**** DATA EXCERPTS

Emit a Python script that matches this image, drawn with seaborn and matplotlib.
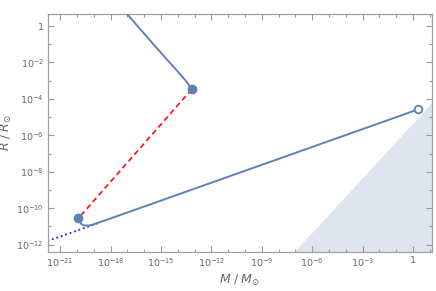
import numpy as np
import matplotlib
matplotlib.use("Agg")
import matplotlib.pyplot as plt
import matplotlib.ticker as mticker
import seaborn as sns

# Upper branch (log10 M, log10 R)
upper_logm = [-17.05, -15.5, -14.07, -13.47, -13.17]
upper_logr = [0.70, -0.95, -2.42, -3.06, -3.48]

# Lower branch: from the small dot down into the R ~ M^(1/3) line
lower_logm = [-19.91, -19.75, -19.60, -19.30, -19.00, -18.0, 0.29]
lower_logr = [-10.55, -10.85, -10.94, -10.95, -10.88, -10.56, -4.58]

# Red dashed connector between the two filled dots
link_logm = [-13.17, -19.91]
link_logr = [-3.48, -10.55]

# Blue dotted extension of the M^(1/3) relation
ext_logm = [-21.75, -18.6]
ext_logr = [-11.80, -10.77]

# Filled and open end points
dot_logm = [-13.17, -19.91]
dot_logr = [-3.48, -10.55]
open_logm = [0.29]
open_logr = [-4.58]

# Shaded region R < 2GM/c^2 (log10(R_s/R_sun) at 1 M_sun)
rs_offset = -5.37
shade_logm = [-8.0, 1.5]

xtick_exp = [-21, -18, -15, -12, -9, -6, -3, 0]
ytick_exp = [0, -2, -4, -6, -8, -10, -12]

BLUE = "#5e81b5"

sns.set_theme(style="ticks")
plt.rcParams["font.family"] = ["DejaVu Sans"]

fig = plt.figure(figsize=(4.36, 2.91), dpi=100)
ax = fig.add_axes([48 / 436, 39 / 291, 384 / 436, 238 / 291])
ax.set_xscale("log")
ax.set_yscale("log")
ax.set_xlim(10 ** -21.72, 10 ** 1.13)
ax.set_ylim(10 ** -12.4, 10 ** 0.66)

sm = 10.0 ** np.array(shade_logm)
ax.fill_between(sm, 1e-20, sm * 10 ** rs_offset, color="#dfe5ee", lw=0, zorder=0)

sns.lineplot(x=10.0 ** np.array(ext_logm), y=10.0 ** np.array(ext_logr), ax=ax,
             color="#1f1fe6", lw=1.3, linestyle=(0, (1, 1.6)), sort=False, zorder=2)
sns.lineplot(x=10.0 ** np.array(upper_logm), y=10.0 ** np.array(upper_logr), ax=ax,
             color=BLUE, lw=1.4, sort=False, zorder=3)
sns.lineplot(x=10.0 ** np.array(lower_logm), y=10.0 ** np.array(lower_logr), ax=ax,
             color=BLUE, lw=1.4, sort=False, zorder=3)
sns.lineplot(x=10.0 ** np.array(link_logm), y=10.0 ** np.array(link_logr), ax=ax,
             color="#ff1a1a", lw=1.3, linestyle=(0, (3, 2)), sort=False, zorder=3)

ax.plot(10.0 ** np.array(dot_logm), 10.0 ** np.array(dot_logr), "o", ms=6,
        color=BLUE, zorder=4)
ax.plot(10.0 ** np.array(open_logm), 10.0 ** np.array(open_logr), "o", ms=5.5,
        mfc="white", mec=BLUE, mew=1.3, zorder=4)

ax.xaxis.set_major_locator(mticker.FixedLocator([10.0 ** e for e in xtick_exp]))
ax.xaxis.set_minor_locator(mticker.FixedLocator([10.0 ** e for e in range(-22, 2)]))
ax.yaxis.set_major_locator(mticker.FixedLocator([10.0 ** e for e in ytick_exp]))
ax.yaxis.set_minor_locator(mticker.FixedLocator([10.0 ** e for e in range(-13, 2)]))
ax.xaxis.set_major_formatter(mticker.FixedFormatter(
    ["1" if e == 0 else rf"$10^{{{e}}}$" for e in xtick_exp]))
ax.yaxis.set_major_formatter(mticker.FixedFormatter(
    ["1" if e == 0 else rf"$10^{{{e}}}$" for e in ytick_exp]))
ax.xaxis.set_minor_formatter(mticker.NullFormatter())
ax.yaxis.set_minor_formatter(mticker.NullFormatter())

ax.tick_params(which="both", direction="in", top=True, right=True,
               color="#9a9a9a", labelsize=6.8, labelcolor="#666666", width=0.8)
ax.tick_params(which="major", length=4, pad=3)
ax.tick_params(which="minor", length=2.5)
for s in ax.spines.values():
    s.set_color("#a0a0a0")
    s.set_linewidth(0.9)

ax.set_xlabel(r"$M\;/\;M_{\odot}$", fontsize=9, color="#666666", labelpad=3)
ax.set_ylabel(r"$R\;/\;R_{\odot}$", fontsize=9, color="#666666")
ax.yaxis.set_label_coords(-0.088, 0.5)

fig.savefig("out.png", dpi=100)
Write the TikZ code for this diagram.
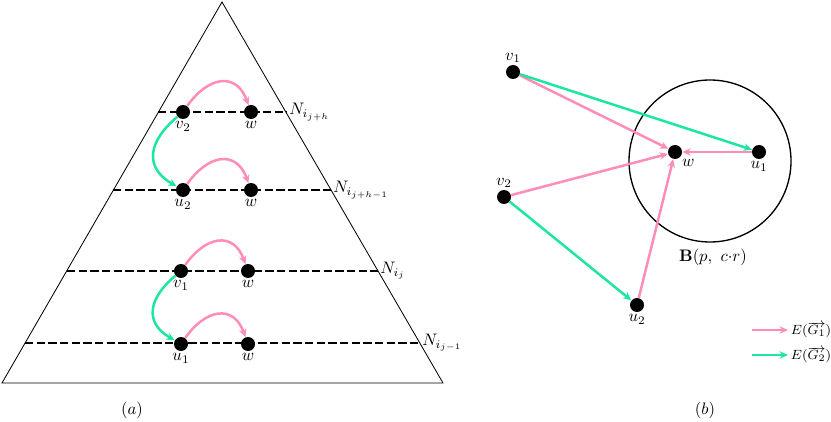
\documentclass[tikz,border=0pt]{standalone}
\usetikzlibrary{arrows.meta}
\definecolor{edgepink}{RGB}{255,140,185}
\definecolor{edgegreen}{RGB}{30,230,160}
\begin{document}
\begin{tikzpicture}[x=0.6pt,y=0.6pt,
    dot/.style={circle,fill=black,inner sep=0pt,minimum size=8.4pt},
    pinkedge/.style={-{Stealth[length=5pt,width=4.5pt]},edgepink,line width=1.5pt},
    greenedge/.style={-{Stealth[length=5pt,width=4.5pt]},edgegreen,line width=1.5pt},
    layer/.style={line width=0.8pt,dash pattern=on 5pt off 2pt},
    keytext/.style={right,inner sep=1pt,text=black,font=\footnotesize}]
    \useasboundingbox (0,0) rectangle (831,421);

    % Pyramid
    \coordinate (top) at (222,419);
    \coordinate (bl) at (2,38);
    \coordinate (br) at (443,38);
    \draw[line width=0.5pt] (bl) -- (top) -- (br) -- cycle;

    % Levels
    \coordinate (l4) at (158,309); \coordinate (r4) at (287,309);
    \coordinate (l3) at (113,231); \coordinate (r3) at (331,231);
    \coordinate (l2) at (67,150);  \coordinate (r2) at (378,150);
    \coordinate (l1) at (25,78);   \coordinate (r1) at (420,78);
    \draw[layer] (l4) -- (r4) node[right,inner sep=1pt] (n4) {$N_{i_{j+h}}$};
    \draw[layer] (l3) -- (r3) node[right,inner sep=1pt] (n3) {$N_{i_{j+h-1}}$};
    \draw[layer] (l2) -- (r2) node[right,inner sep=1pt] (n2) {$N_{i_j}$};
    \draw[layer] (l1) -- (r1) node[right,inner sep=1pt] (n1) {$N_{i_{j-1}}$};

    % Points on the levels
    \node[dot,label={[inner sep=1pt]below:$v_2$}] (v2a) at (183,309) {};
    \node[dot,label={[inner sep=1pt]below:$w$}] (w4) at (251,309) {};
    \node[dot,label={[inner sep=1pt]below:$u_2$}] (u2a) at (183,231) {};
    \node[dot,label={[inner sep=1pt]below:$w$}] (w3) at (251,231) {};
    \node[dot,label={[inner sep=1pt]below:$v_1$}] (v1a) at (181,150) {};
    \node[dot,label={[inner sep=1pt]below:$w$}] (w2) at (248,150) {};
    \node[dot,label={[inner sep=1pt]below:$u_1$}] (u1a) at (181,77) {};
    \node[dot,label={[inner sep=1pt]below:$w$}] (w1) at (248,77) {};

    \draw[pinkedge] (v2a) to[out=55,in=110,looseness=1.5] (w4);
    \draw[pinkedge] (u2a) to[out=55,in=110,looseness=1.5] (w3);
    \draw[pinkedge] (v1a) to[out=55,in=110,looseness=1.5] (w2);
    \draw[pinkedge] (u1a) to[out=55,in=110,looseness=1.5] (w1);
    \draw[greenedge] (v2a) to[out=220,in=150,looseness=1.4] (u2a);
    \draw[greenedge] (v1a) to[out=220,in=150,looseness=1.4] (u1a);

    \node (capa) at (132,11) {$(a)$};

    % Ball around w
    \draw[line width=0.8pt] (710,260) circle (81);
    \node (ball) at (713,164) {$\mathbf{B}(p,\ c{\cdot}r)$};

    \node[dot,label={[inner sep=1pt]above:$v_1$}] (v1) at (513,349) {};
    \node[dot,label={[inner sep=1pt]above:$v_2$}] (v2) at (504,224) {};
    \node[dot,label={[inner sep=1pt]below right:$w$}] (w) at (675,269) {};
    \node[dot,label={[inner sep=1pt]below:$u_1$}] (u1) at (759,269) {};
    \node[dot,label={[inner sep=1pt]below:$u_2$}] (u2) at (637,116) {};

    \draw[pinkedge] (v1) -- (w);
    \draw[pinkedge] (v2) -- (w);
    \draw[pinkedge] (u1) -- (w);
    \draw[pinkedge] (u2) -- (w);
    \draw[greenedge] (v1) -- (u1);
    \draw[greenedge] (v2) -- (u2);

    % Legend
    \coordinate (lp1) at (752,91); \coordinate (lp2) at (788,91);
    \coordinate (lg1) at (752,66); \coordinate (lg2) at (788,66);
    \draw[pinkedge] (lp1) -- (lp2) node[keytext] (keyp) {$E(\overrightarrow{G_1})$};
    \draw[greenedge] (lg1) -- (lg2) node[keytext] (keyg) {$E(\overrightarrow{G_2})$};

    \node (capb) at (705,11) {$(b)$};
\end{tikzpicture}
\end{document}
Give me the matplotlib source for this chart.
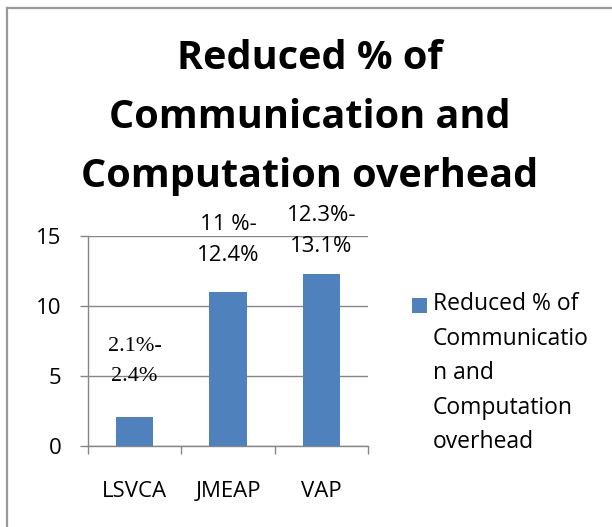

********

• **WORK TO COMPLETE**:
Copy out only the lines from the one containing "Write the TikZ code for this diagram." through the one containing "(br) -- cycle;", exactly, with both ends. Any picture is left out.

• **REPLY**:
Write the TikZ code for this diagram.
\documentclass[tikz,border=0pt]{standalone}
\usetikzlibrary{arrows.meta}
\definecolor{edgepink}{RGB}{255,140,185}
\definecolor{edgegreen}{RGB}{30,230,160}
\begin{document}
\begin{tikzpicture}[x=0.6pt,y=0.6pt,
    dot/.style={circle,fill=black,inner sep=0pt,minimum size=8.4pt},
    pinkedge/.style={-{Stealth[length=5pt,width=4.5pt]},edgepink,line width=1.5pt},
    greenedge/.style={-{Stealth[length=5pt,width=4.5pt]},edgegreen,line width=1.5pt},
    layer/.style={line width=0.8pt,dash pattern=on 5pt off 2pt},
    keytext/.style={right,inner sep=1pt,text=black,font=\footnotesize}]
    \useasboundingbox (0,0) rectangle (831,421);

    % Pyramid
    \coordinate (top) at (222,419);
    \coordinate (bl) at (2,38);
    \coordinate (br) at (443,38);
    \draw[line width=0.5pt] (bl) -- (top) -- (br) -- cycle;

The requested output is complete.